▶ _Aim_: Write out, word for word, every line from the first one through the line that holds "(1001,11) -- (1001,663);", and nothing else; skip the pictures.

◇ ◇ ◇

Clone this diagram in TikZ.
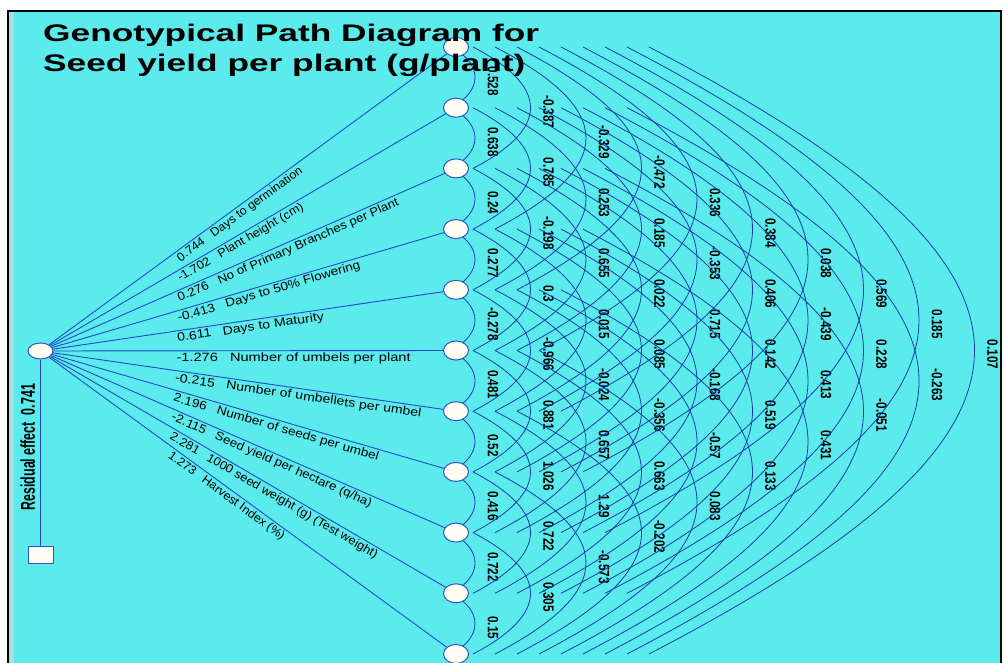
\documentclass[tikz,border=0pt]{standalone}
\usepackage{fontspec}
\setmainfont{Liberation Sans}
\newfontfamily\titlefont[FakeStretch=1.47]{Liberation Sans}
\newfontfamily\pathfont[FakeStretch=1.22]{Liberation Sans}
\newfontfamily\corrfont[FakeStretch=0.78]{Liberation Sans}
\newfontfamily\resfont[FakeStretch=0.62]{Liberation Sans}
\usetikzlibrary{positioning, shapes.geometric, backgrounds}

\definecolor{panelcyan}{RGB}{92,235,236}
\definecolor{bevelgrey}{RGB}{170,222,224}
\definecolor{pathblue}{RGB}{30,75,205}
\definecolor{arcblue}{RGB}{22,60,170}
\definecolor{nodeblue}{RGB}{45,85,190}
\definecolor{nodefill}{RGB}{255,252,242}

\begin{document}
\begin{tikzpicture}[
    x=1pt, y=-1pt,
    trait/.style={draw=nodeblue, fill=nodefill, ellipse, minimum width=25pt, minimum height=19pt, inner sep=0pt, line width=1pt},
    yieldnode/.style={draw=nodeblue, fill=nodefill, ellipse, minimum width=25pt, minimum height=16pt, inner sep=0pt, line width=1pt},
    resbox/.style={draw=nodeblue, fill=nodefill, rectangle, minimum width=25pt, minimum height=17pt, inner sep=0pt, line width=1pt},
    direct/.style={draw=pathblue, line width=0.9pt},
    corr/.style={draw=arcblue, line width=0.8pt},
    plab/.style={font=\pathfont\fontsize{12}{14}\selectfont, sloped, anchor=north west, inner sep=1.8pt, pos=0.31},
    rlab/.style={font=\corrfont\bfseries\fontsize{15}{16}\selectfont, rotate=-90, inner sep=0pt},
    reslab/.style={font=\resfont\bfseries\fontsize{20}{22}\selectfont, rotate=90, anchor=south, inner sep=5pt, pos=0.47},
    headline/.style={font=\titlefont\bfseries\fontsize{24}{28}\selectfont, anchor=base west, inner sep=0pt}
]
\useasboundingbox (0,0) rectangle (1004,663);

% Nodes
\node[yieldnode] (yield) at (40.5,351) {};
\node[resbox] (resid) at (40.5,555) {};
\foreach \i in {1,...,11}
  \node[trait] (e\i) at (456, {47+60.7*(\i-1)}) {};

\begin{scope}[on background layer]
% Panel
\fill[white] (0,0) rectangle (1004,663);
\fill[panelcyan] (8,11) rectangle (1001,663);
\fill[bevelgrey] (8,11) rectangle (14,663);
\draw[black, line width=1.2pt] (8,663) -- (8,11) -- (1001,11) -- (1001,663);

% Correlation arcs
\foreach \i/\j/\r in {1/2/0.528, 2/3/0.638, 3/4/0.24, 4/5/0.277, 5/6/-0.278,
    6/7/0.481, 7/8/0.52, 8/9/0.416, 9/10/0.722, 10/11/0.15,
    1/3/-0.387, 2/4/0.785, 3/5/-0.198, 4/6/0.3, 5/7/-0.966, 6/8/0.881,
    7/9/1.026, 8/10/0.722, 9/11/0.305,
    1/4/-0.329, 2/5/0.253, 3/6/0.655, 4/7/0.015, 5/8/-0.024, 6/9/0.657,
    7/10/1.29, 8/11/-0.573,
    1/5/-0.472, 2/6/0.185, 3/7/0.022, 4/8/0.085, 5/9/-0.356, 6/10/0.663, 7/11/-0.202,
    1/6/0.336, 2/7/-0.353, 3/8/0.715, 4/9/-0.168, 5/10/-0.57, 6/11/0.083,
    1/7/0.384, 2/8/0.406, 3/9/0.142, 4/10/0.519, 5/11/0.133,
    1/8/0.038, 2/9/-0.439, 3/10/0.413, 4/11/0.431,
    1/9/0.569, 2/10/0.228, 3/11/-0.051,
    1/10/0.185, 2/11/-0.263,
    1/11/0.107}{
  \pgfmathsetmacro\kk{\j-\i}
  \pgfmathsetmacro\xoff{22*\kk-27}
  \pgfmathsetmacro\cx{(33.5*\kk-9.5)/0.75}
  \pgfmathsetmacro\cy{0.52*\cx}
  \draw[corr] ([xshift=\xoff pt]e\i.center) .. controls +(\cx,\cy) and +(\cx,-\cy) .. ([xshift=\xoff pt]e\j.center);
  \node[rlab] (r\i-\j) at ({437.5+55.5*\kk}, {47+60.7*(\i+\j-2)/2+4}) {\r};
}

% Direct effects
\foreach \i/\sx/\d/\t in {1/0.85/0.744/{Days to germination}, 2/0.875/-1.702/{Plant height (cm)},
    3/0.9/0.276/{No of Primary Branches per Plant}, 4/0.93/-0.413/{Days to 50\% Flowering},
    5/0.965/0.611/{Days to Maturity}, 6/1/-1.276/{Number of umbels per plant},
    7/0.965/-0.215/{Number of umbellets per umbel}, 8/0.93/2.196/{Number of seeds per umbel},
    9/0.9/-2.115/{Seed yield per hectare (q/ha)}, 10/0.875/2.281/{1000 seed weight (g) (Test weight)},
    11/0.85/1.273/{Harvest Index (\%)}}
  \draw[direct] (yield) -- node[plab] (p\i) {\scalebox{\sx}[1]{\d\hspace{12pt}\t}} (e\i);

% Residual
\draw[direct] (yield) -- node[reslab] (reslabel) {Residual effect\hspace{7pt}0.741} (resid);
\end{scope}

% Title
\node[headline] (title1) at (43,41.7) {Genotypical Path Diagram for};
\node[headline] (title2) at (43,71.7) {Seed yield per plant (g/plant)};
\end{tikzpicture}
\end{document}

◇ ◇ ◇

▶ _Exercise solution_:
Clone this diagram in TikZ.
\documentclass[tikz,border=0pt]{standalone}
\usepackage{fontspec}
\setmainfont{Liberation Sans}
\newfontfamily\titlefont[FakeStretch=1.47]{Liberation Sans}
\newfontfamily\pathfont[FakeStretch=1.22]{Liberation Sans}
\newfontfamily\corrfont[FakeStretch=0.78]{Liberation Sans}
\newfontfamily\resfont[FakeStretch=0.62]{Liberation Sans}
\usetikzlibrary{positioning, shapes.geometric, backgrounds}

\definecolor{panelcyan}{RGB}{92,235,236}
\definecolor{bevelgrey}{RGB}{170,222,224}
\definecolor{pathblue}{RGB}{30,75,205}
\definecolor{arcblue}{RGB}{22,60,170}
\definecolor{nodeblue}{RGB}{45,85,190}
\definecolor{nodefill}{RGB}{255,252,242}

\begin{document}
\begin{tikzpicture}[
    x=1pt, y=-1pt,
    trait/.style={draw=nodeblue, fill=nodefill, ellipse, minimum width=25pt, minimum height=19pt, inner sep=0pt, line width=1pt},
    yieldnode/.style={draw=nodeblue, fill=nodefill, ellipse, minimum width=25pt, minimum height=16pt, inner sep=0pt, line width=1pt},
    resbox/.style={draw=nodeblue, fill=nodefill, rectangle, minimum width=25pt, minimum height=17pt, inner sep=0pt, line width=1pt},
    direct/.style={draw=pathblue, line width=0.9pt},
    corr/.style={draw=arcblue, line width=0.8pt},
    plab/.style={font=\pathfont\fontsize{12}{14}\selectfont, sloped, anchor=north west, inner sep=1.8pt, pos=0.31},
    rlab/.style={font=\corrfont\bfseries\fontsize{15}{16}\selectfont, rotate=-90, inner sep=0pt},
    reslab/.style={font=\resfont\bfseries\fontsize{20}{22}\selectfont, rotate=90, anchor=south, inner sep=5pt, pos=0.47},
    headline/.style={font=\titlefont\bfseries\fontsize{24}{28}\selectfont, anchor=base west, inner sep=0pt}
]
\useasboundingbox (0,0) rectangle (1004,663);

% Nodes
\node[yieldnode] (yield) at (40.5,351) {};
\node[resbox] (resid) at (40.5,555) {};
\foreach \i in {1,...,11}
  \node[trait] (e\i) at (456, {47+60.7*(\i-1)}) {};

\begin{scope}[on background layer]
% Panel
\fill[white] (0,0) rectangle (1004,663);
\fill[panelcyan] (8,11) rectangle (1001,663);
\fill[bevelgrey] (8,11) rectangle (14,663);
\draw[black, line width=1.2pt] (8,663) -- (8,11) -- (1001,11) -- (1001,663);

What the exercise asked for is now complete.